* _Set task_: Leave the pictures out. Retype exactly the lines below from the one containing "Recreate this image" through the one containing "const pair = (ys)", and no others.

* _Data lines_:
○ ○ ○ ○ ○ ○ ○

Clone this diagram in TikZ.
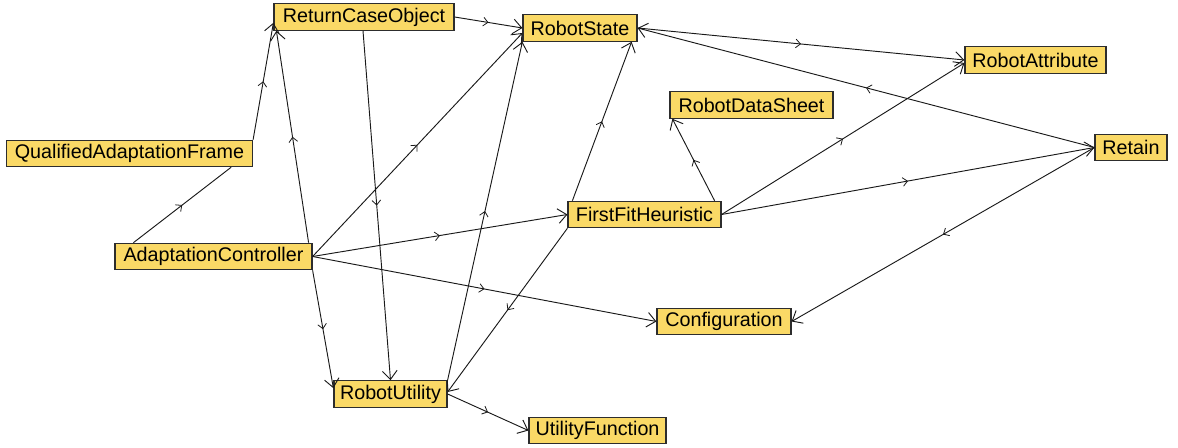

○ ○ ○ ○ ○ ○ ○

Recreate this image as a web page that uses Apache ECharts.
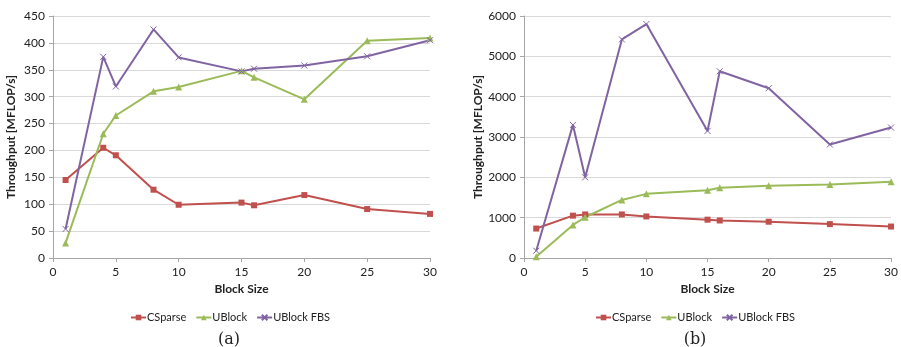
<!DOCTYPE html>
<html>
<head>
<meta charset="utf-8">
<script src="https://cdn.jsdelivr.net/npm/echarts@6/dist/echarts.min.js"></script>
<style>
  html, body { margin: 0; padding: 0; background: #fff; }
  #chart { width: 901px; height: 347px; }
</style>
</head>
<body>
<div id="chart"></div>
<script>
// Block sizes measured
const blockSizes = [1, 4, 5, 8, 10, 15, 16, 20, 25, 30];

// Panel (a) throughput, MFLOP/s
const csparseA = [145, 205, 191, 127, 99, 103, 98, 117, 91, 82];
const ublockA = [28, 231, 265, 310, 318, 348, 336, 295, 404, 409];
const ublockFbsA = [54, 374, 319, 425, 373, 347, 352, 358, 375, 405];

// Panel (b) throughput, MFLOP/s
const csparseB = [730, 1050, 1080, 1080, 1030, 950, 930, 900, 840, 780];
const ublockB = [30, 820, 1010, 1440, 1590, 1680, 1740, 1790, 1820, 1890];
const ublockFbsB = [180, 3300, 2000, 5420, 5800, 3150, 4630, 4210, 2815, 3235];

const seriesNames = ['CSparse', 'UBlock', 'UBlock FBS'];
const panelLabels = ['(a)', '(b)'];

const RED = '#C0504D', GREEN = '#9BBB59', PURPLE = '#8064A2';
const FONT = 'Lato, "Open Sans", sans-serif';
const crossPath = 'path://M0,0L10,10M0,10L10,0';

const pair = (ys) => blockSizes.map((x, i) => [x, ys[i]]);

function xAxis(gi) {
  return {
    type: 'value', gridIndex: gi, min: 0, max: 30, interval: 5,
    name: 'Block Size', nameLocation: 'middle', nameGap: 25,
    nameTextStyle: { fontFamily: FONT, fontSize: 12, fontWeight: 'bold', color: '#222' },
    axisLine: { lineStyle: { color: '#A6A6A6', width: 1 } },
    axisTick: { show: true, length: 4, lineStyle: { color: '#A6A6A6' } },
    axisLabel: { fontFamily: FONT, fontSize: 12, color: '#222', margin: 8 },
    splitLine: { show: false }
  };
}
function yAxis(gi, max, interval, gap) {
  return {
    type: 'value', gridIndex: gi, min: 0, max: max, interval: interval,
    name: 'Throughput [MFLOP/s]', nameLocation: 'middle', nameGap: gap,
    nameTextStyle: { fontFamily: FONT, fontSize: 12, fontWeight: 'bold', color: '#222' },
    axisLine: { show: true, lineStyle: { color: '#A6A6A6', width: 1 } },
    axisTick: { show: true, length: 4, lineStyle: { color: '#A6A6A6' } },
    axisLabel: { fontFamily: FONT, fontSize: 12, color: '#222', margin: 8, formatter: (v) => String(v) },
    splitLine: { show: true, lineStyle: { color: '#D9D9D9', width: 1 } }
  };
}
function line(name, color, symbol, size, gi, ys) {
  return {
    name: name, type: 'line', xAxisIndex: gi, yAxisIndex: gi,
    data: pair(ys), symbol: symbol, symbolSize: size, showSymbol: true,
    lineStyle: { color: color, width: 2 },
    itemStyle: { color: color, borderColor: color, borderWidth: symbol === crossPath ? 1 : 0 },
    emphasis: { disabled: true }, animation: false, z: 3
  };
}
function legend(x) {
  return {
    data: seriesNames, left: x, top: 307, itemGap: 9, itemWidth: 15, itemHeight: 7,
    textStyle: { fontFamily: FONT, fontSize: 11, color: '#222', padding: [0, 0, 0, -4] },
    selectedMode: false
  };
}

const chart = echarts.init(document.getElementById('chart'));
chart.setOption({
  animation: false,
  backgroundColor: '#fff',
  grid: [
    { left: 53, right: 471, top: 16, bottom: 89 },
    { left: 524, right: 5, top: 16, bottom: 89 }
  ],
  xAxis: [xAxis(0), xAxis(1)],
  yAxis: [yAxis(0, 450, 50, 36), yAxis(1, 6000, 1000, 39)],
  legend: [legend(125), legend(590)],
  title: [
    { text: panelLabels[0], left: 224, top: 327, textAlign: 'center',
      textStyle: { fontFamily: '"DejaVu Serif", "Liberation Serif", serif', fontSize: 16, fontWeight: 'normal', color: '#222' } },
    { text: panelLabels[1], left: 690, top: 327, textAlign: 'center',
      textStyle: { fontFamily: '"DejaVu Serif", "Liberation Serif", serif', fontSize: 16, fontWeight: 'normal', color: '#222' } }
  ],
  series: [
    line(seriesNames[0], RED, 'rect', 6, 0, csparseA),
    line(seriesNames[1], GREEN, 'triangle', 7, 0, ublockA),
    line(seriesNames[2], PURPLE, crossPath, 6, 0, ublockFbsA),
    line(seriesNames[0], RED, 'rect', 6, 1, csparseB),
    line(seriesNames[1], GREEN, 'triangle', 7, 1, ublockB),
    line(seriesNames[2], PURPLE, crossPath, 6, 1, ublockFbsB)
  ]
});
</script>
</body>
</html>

○ ○ ○ ○ ○ ○ ○

* _In response_:
Recreate this image as a web page that uses Apache ECharts.
<!DOCTYPE html>
<html>
<head>
<meta charset="utf-8">
<script src="https://cdn.jsdelivr.net/npm/echarts@6/dist/echarts.min.js"></script>
<style>
  html, body { margin: 0; padding: 0; background: #fff; }
  #chart { width: 901px; height: 347px; }
</style>
</head>
<body>
<div id="chart"></div>
<script>
// Block sizes measured
const blockSizes = [1, 4, 5, 8, 10, 15, 16, 20, 25, 30];

// Panel (a) throughput, MFLOP/s
const csparseA = [145, 205, 191, 127, 99, 103, 98, 117, 91, 82];
const ublockA = [28, 231, 265, 310, 318, 348, 336, 295, 404, 409];
const ublockFbsA = [54, 374, 319, 425, 373, 347, 352, 358, 375, 405];

// Panel (b) throughput, MFLOP/s
const csparseB = [730, 1050, 1080, 1080, 1030, 950, 930, 900, 840, 780];
const ublockB = [30, 820, 1010, 1440, 1590, 1680, 1740, 1790, 1820, 1890];
const ublockFbsB = [180, 3300, 2000, 5420, 5800, 3150, 4630, 4210, 2815, 3235];

const seriesNames = ['CSparse', 'UBlock', 'UBlock FBS'];
const panelLabels = ['(a)', '(b)'];

const RED = '#C0504D', GREEN = '#9BBB59', PURPLE = '#8064A2';
const FONT = 'Lato, "Open Sans", sans-serif';
const crossPath = 'path://M0,0L10,10M0,10L10,0';

const pair = (ys) => blockSizes.map((x, i) => [x, ys[i]]);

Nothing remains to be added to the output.